@sinabhfuil I think we could do better if our politicians tried to lead, rather than seeing which way the wind is blowing and working out how to upset the smallest number of people. Unfortunately 100 years of our system is going to be hard to unwind and I don’t have a good answer for how to do that.
It’s frustrating - we are in an existential crisis and delayed action is no good. The climate won’t wait for us to reach consensus, it will just kill us while we hold consultations.
@sinabhfuil
In Paris they achieved about 7 minutes faster times to action due to more and better bike lanes.
I think in Berlin the cyclists would have blocked the bike lane, to stand for their right to be there... 😂
That seems a rather silly and insincere concern.
In the US (where I'm from) it's the law that your must pull over for emergency vehicles. In SE Asia (where I live now) the culture is slowly changing to pull over.
Like the video you showed, most cyclists I've seen readily pull over.
@sinabhfuil @skolima @karlstanley Aside: Railways then were symbolic of Imperialist Capitalism - the arteries of capital, and not as an enabling social good. So tearing through a neighbourhood was only for the good of the few. I wonder if that coloured the view of the early Irish State in how it saw railways.
Also: I grew up in a small flat in one of the biggest terraced old houses in Monkstown/Seapoint overlooking the railway and coast.
Well said, I live in a NA capital and our city is a urban sprawl. Unfortunately this means we've far extended suburbs whose citizens (based on voting patterns) seem to favour driving and usually end up tanking public transportation issues for those that actually live in the city core
@karlstanley @sinabhfuil The problem is not with democracy, it is with this version of democracy.
If you look at citizen assemblies output for example, it's a very different democratic process, with a very different outcome.
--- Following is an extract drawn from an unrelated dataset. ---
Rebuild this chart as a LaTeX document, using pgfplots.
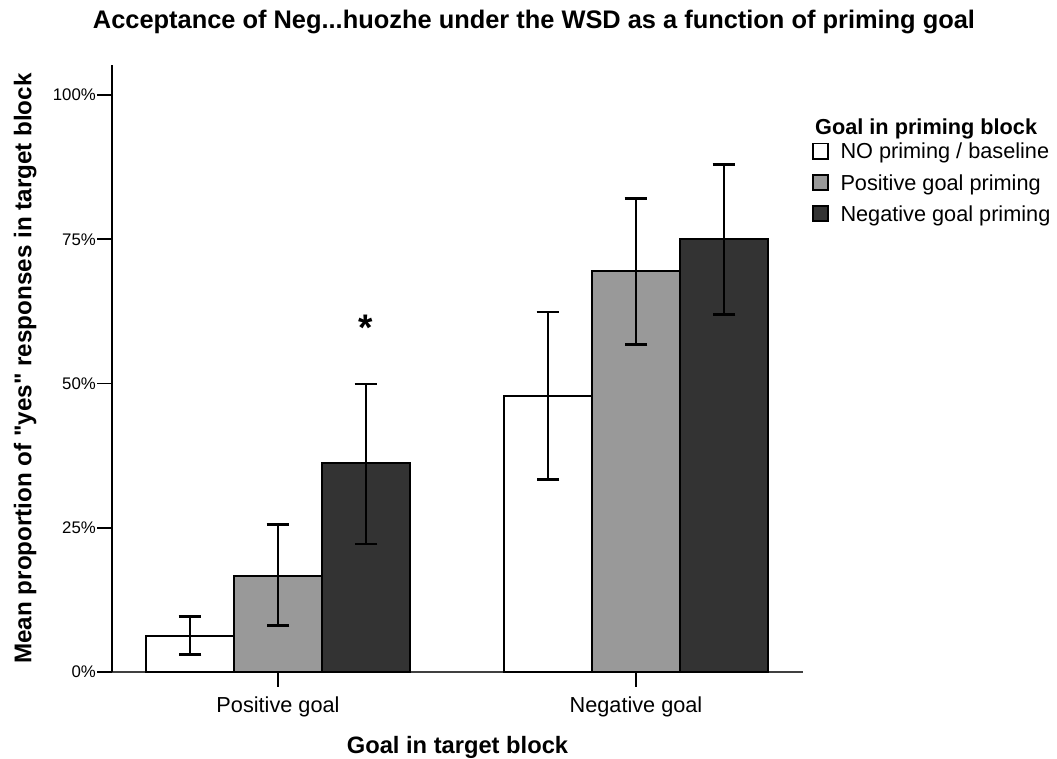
\documentclass[border=0pt]{standalone}
\usepackage{fontspec}
\setmainfont{Liberation Sans}[Ligatures=TeXOff]
\usepackage{pgfplots}
\pgfplotsset{compat=1.18}
\definecolor{midgray}{HTML}{999999}
\definecolor{darkgray}{HTML}{333333}
\begin{document}
\begin{tikzpicture}
\useasboundingbox (0,0) rectangle (1057pt,-758pt);
\begin{axis}[
  at={(112pt,-672pt)}, anchor=south west,
  scale only axis, width=691pt, height=607pt,
  xmin=-0.4637, xmax=1.4665, ymin=0, ymax=105.2,
  ybar=0pt, bar width=88pt,
  axis x line*=bottom, axis y line*=left,
  x axis line style={-, line width=1.1pt, color=black!75},
  y axis line style={-, line width=1.8pt, color=black},
  xtick={0,1}, xticklabels={Positive goal, Negative goal},
  ytick={0,25,50,75,100}, yticklabels={0\%,25\%,50\%,75\%,100\%},
  tick align=outside, major tick length=14.5pt,
  tick style={line width=1.8pt, black},
  minor tick num=0,
  xticklabel style={font=\fontsize{21.7}{26}\selectfont, inner sep=0pt, anchor=north, yshift=-10.5pt},
  yticklabel style={font=\fontsize{16.8}{20}\selectfont, inner sep=1.5pt},
  xlabel={Goal in target block},
  xlabel style={font=\bfseries\fontsize{23.7}{28}\selectfont, at={(axis description cs:0.5,0)}, anchor=base, yshift=-81pt},
  ylabel={Mean proportion of "yes" responses in target block},
  ylabel style={font=\bfseries\fontsize{24.2}{28}\selectfont, at={(axis description cs:-0.1165,0.5)}, anchor=base},
  title={Acceptance of Neg...huozhe under the WSD as a function of priming goal},
  title style={font=\bfseries\fontsize{25.4}{30}\selectfont, at={(axis description cs:0.6107,1.0593)}, anchor=base, yshift=-5pt},
  clip=false,
  error bars/y dir=both, error bars/y explicit,
  error bars/error bar style={line width=2.8pt, black},
  error bars/error mark options={rotate=90, mark size=11.3pt, line width=2.8pt, black},
  legend style={at={(1.01302,0.8722)}, anchor=north west, draw=none, fill=none,
    inner sep=0pt, outer sep=0pt, row sep=14.2pt, column sep=11.5pt,
    font=\fontsize{21.7}{26}\selectfont,
    nodes={inner sep=0pt, text height=15.6pt, text depth=0pt}},
  legend cell align=left,
  legend image code/.code={\draw[#1, line width=1.8pt] (0.9pt,-7.6pt) rectangle (16.1pt,7.6pt);},
]
\addplot[fill=white, draw=black, line width=1.8pt] coordinates {
  (0,6.3) += (0,3.3) -= (0,3.3)
  (1,47.8) += (0,14.6) -= (0,14.5)
};
\addlegendentry{NO priming / baseline}
\addplot[fill=midgray, draw=black, line width=1.8pt] coordinates {
  (0,16.6) += (0,8.9) -= (0,8.6)
  (1,69.5) += (0,12.5) -= (0,12.8)
};
\addlegendentry{Positive goal priming}
\addplot[fill=darkgray, draw=black, line width=1.8pt] coordinates {
  (0,36.2) += (0,13.7) -= (0,14.0)
  (1,75.0) += (0,13.0) -= (0,13.1)
};
\addlegendentry{Negative goal priming}
\node[anchor=base, font=\bfseries\fontsize{37}{37}\selectfont, inner sep=0pt] at (axis cs:0.2458,57.4) {*};
\end{axis}
\node[anchor=base west, font=\bfseries\fontsize{21.7}{26}\selectfont, inner sep=0pt] at (815pt,-134.8pt) {Goal in priming block};
\end{tikzpicture}
\end{document}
With the end of abundant/free energy, democratic processes will be under huge pressure with increasingly difficult choices on the horizon, and will have to adapt.
@karlstanley So Switzerland has one of the best public transport systems in the world (it's rail system is probably the best, outside maybe Japan). It's also been built on a terrain that anyone would consider challenging.
On top of that, their rather unique political system offloads a lot of decision making into direct referendums (both on county, cantonal and federation level).
And yet... they still somehow managed.
@sinabhfuil @feijoa Part of it is probably with China’s particular brand of capitalism you always try to meet growth targets by just having extreme amounts of economic activity by doing infrastructure projects, often regardless of if that infrastructure is truly needed.
Anyway, between US infrastructure neglect and China’s overbuilding the middle ground of building railway that is actually needed exists (and is probably better demonstrated by some other countries).
@torb @sinabhfuil @feijoa We actually have a word for the phenomenon: 基建狂魔 (lit. "infrastructure monster"). Also, local officials attract these projects to show off (though I suppose that's similar to the rest of the world).
Of course, how the labour for building these infrastructure is treated remains to be discussed...
Japan is probably the middle ground here (at least in terms of railways).